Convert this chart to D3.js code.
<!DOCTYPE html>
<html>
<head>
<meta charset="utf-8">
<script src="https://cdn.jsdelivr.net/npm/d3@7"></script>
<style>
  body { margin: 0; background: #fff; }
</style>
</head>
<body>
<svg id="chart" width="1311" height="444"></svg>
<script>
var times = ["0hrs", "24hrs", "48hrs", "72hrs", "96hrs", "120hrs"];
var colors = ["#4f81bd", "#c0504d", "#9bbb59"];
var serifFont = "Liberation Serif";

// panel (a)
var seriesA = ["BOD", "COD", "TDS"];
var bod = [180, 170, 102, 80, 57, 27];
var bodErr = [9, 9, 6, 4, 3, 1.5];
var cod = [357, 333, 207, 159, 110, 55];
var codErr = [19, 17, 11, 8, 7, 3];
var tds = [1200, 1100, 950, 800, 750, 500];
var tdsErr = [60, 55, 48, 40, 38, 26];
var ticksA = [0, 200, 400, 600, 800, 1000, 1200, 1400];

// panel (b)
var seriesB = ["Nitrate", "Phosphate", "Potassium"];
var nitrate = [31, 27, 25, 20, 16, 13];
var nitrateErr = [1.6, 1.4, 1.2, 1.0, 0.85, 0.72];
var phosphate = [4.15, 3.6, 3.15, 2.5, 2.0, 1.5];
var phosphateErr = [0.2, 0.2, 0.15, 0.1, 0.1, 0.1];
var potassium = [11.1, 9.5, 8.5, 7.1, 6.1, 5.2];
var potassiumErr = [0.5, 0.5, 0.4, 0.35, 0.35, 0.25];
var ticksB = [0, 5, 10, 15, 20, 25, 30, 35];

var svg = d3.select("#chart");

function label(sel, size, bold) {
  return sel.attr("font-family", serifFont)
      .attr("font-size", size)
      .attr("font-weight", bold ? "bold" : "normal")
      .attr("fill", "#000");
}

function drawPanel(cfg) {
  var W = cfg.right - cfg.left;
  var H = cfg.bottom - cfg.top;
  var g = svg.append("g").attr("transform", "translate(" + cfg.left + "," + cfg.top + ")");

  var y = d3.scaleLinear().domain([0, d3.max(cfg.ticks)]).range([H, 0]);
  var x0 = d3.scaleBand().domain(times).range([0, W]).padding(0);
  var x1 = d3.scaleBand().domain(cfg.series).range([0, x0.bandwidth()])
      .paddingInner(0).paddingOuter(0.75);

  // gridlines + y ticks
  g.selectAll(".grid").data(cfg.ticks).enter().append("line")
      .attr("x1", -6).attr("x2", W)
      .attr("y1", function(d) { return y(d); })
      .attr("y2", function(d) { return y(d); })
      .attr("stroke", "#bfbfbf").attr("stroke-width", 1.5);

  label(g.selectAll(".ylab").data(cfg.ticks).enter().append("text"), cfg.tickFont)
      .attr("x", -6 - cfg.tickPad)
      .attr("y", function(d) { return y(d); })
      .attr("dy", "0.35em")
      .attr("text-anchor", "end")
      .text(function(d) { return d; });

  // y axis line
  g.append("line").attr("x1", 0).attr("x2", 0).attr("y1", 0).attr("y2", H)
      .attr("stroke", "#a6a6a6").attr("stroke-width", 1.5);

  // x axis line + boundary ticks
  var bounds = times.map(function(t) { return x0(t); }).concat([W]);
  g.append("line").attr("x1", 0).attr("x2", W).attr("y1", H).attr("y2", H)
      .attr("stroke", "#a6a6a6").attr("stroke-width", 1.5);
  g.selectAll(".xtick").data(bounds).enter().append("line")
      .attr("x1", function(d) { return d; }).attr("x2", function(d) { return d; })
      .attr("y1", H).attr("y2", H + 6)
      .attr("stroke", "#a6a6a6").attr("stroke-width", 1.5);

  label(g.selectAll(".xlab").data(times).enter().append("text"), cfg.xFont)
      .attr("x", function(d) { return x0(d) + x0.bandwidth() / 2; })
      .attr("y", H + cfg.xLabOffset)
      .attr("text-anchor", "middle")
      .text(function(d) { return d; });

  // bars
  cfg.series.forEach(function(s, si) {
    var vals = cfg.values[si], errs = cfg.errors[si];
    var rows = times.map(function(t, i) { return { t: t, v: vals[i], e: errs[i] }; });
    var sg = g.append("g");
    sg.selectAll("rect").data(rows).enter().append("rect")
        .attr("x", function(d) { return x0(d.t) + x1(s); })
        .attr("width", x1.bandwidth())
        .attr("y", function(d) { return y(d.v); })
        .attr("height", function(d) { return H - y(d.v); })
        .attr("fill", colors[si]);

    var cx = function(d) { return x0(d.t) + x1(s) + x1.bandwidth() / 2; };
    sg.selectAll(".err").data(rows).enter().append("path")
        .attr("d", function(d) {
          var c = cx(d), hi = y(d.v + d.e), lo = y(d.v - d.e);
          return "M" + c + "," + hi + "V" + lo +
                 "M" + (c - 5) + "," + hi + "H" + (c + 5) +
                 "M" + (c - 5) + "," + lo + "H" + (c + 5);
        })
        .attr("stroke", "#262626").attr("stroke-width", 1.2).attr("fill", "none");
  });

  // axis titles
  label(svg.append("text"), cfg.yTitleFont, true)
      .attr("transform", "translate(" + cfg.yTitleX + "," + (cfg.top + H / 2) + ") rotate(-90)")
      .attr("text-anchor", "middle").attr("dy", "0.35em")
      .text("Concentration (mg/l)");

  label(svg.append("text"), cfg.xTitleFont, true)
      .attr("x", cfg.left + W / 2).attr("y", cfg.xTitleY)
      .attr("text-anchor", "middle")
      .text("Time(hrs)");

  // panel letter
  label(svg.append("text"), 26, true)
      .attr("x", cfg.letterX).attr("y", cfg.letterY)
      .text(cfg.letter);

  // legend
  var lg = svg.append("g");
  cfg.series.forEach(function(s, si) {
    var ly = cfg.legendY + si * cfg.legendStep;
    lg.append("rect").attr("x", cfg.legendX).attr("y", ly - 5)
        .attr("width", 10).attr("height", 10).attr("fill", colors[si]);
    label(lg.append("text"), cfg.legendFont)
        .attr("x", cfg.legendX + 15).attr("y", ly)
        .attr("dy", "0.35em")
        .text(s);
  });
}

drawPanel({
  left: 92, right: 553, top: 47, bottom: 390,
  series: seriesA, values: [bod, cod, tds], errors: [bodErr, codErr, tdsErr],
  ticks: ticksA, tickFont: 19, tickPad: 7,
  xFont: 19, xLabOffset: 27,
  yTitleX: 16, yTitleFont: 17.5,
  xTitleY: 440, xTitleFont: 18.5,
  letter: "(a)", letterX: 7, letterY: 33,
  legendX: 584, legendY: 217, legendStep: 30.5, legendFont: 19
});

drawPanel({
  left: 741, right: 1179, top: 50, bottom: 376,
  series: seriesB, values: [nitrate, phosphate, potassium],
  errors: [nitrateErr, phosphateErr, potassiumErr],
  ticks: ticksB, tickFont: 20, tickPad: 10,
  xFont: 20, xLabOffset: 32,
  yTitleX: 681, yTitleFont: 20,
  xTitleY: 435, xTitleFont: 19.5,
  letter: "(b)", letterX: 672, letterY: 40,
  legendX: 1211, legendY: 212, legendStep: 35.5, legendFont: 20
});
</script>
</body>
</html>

---

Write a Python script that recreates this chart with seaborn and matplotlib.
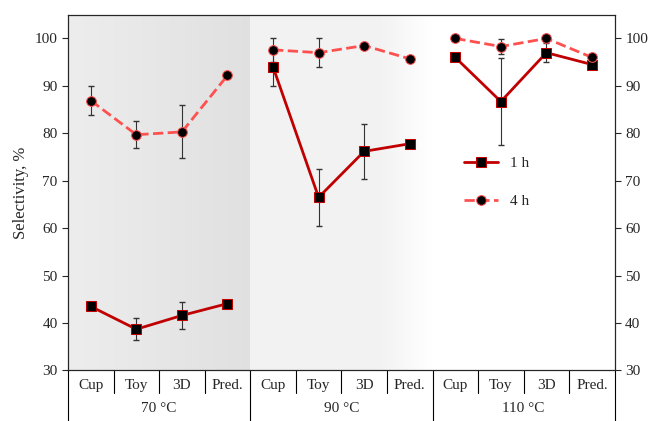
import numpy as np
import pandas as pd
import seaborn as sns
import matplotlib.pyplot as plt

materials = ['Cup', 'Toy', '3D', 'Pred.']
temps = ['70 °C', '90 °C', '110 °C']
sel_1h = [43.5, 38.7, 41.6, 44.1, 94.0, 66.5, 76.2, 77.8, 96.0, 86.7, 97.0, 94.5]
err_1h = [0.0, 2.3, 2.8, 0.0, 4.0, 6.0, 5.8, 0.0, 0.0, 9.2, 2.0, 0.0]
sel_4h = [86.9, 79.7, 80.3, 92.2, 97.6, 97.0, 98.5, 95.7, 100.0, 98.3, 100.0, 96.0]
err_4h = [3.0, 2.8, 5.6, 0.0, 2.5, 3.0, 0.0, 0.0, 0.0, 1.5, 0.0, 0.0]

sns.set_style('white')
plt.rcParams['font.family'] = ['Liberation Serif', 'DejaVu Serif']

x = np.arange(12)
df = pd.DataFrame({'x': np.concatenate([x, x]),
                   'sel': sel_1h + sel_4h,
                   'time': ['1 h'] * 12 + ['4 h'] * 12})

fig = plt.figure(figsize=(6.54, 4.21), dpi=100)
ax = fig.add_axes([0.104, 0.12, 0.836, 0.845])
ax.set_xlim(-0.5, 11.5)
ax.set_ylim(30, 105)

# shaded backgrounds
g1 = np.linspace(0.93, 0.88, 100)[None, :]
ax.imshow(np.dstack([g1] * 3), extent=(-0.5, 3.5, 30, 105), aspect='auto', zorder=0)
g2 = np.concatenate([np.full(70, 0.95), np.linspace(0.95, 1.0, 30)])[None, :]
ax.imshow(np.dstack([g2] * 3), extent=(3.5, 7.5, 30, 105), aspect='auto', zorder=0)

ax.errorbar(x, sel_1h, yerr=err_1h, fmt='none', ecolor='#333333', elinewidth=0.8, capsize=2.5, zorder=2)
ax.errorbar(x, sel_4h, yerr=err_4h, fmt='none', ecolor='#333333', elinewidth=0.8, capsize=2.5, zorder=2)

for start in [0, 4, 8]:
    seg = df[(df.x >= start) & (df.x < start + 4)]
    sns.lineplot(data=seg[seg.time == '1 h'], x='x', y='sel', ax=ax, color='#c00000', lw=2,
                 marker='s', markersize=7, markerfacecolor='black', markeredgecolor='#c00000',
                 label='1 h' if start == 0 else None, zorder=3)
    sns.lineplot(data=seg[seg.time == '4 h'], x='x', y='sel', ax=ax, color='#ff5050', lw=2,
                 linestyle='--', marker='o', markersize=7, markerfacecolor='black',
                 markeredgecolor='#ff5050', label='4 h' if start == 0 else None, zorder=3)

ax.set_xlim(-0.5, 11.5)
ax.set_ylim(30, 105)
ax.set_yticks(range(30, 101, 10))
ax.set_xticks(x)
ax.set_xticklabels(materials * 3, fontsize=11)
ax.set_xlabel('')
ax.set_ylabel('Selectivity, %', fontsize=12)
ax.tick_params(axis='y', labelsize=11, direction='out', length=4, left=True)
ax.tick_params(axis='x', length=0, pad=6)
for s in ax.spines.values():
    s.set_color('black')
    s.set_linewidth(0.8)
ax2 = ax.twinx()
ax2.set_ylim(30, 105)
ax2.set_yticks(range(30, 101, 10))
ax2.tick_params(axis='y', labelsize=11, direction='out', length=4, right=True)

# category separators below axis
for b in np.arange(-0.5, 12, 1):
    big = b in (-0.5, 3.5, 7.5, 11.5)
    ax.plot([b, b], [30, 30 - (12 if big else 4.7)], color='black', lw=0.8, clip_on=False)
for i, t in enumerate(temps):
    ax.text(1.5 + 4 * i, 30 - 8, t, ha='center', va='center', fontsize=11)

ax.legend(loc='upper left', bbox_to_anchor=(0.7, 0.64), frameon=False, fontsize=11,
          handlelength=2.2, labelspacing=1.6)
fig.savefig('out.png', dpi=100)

What you will do:
Scan the listing above and identify each line holding the string "script"; copy every such line.

Response to this exercise:
<script src="https://cdn.jsdelivr.net/npm/d3@7"></script>
<script>
</script>
Write a Python script that recreates this chart with seaborn and matplotlib.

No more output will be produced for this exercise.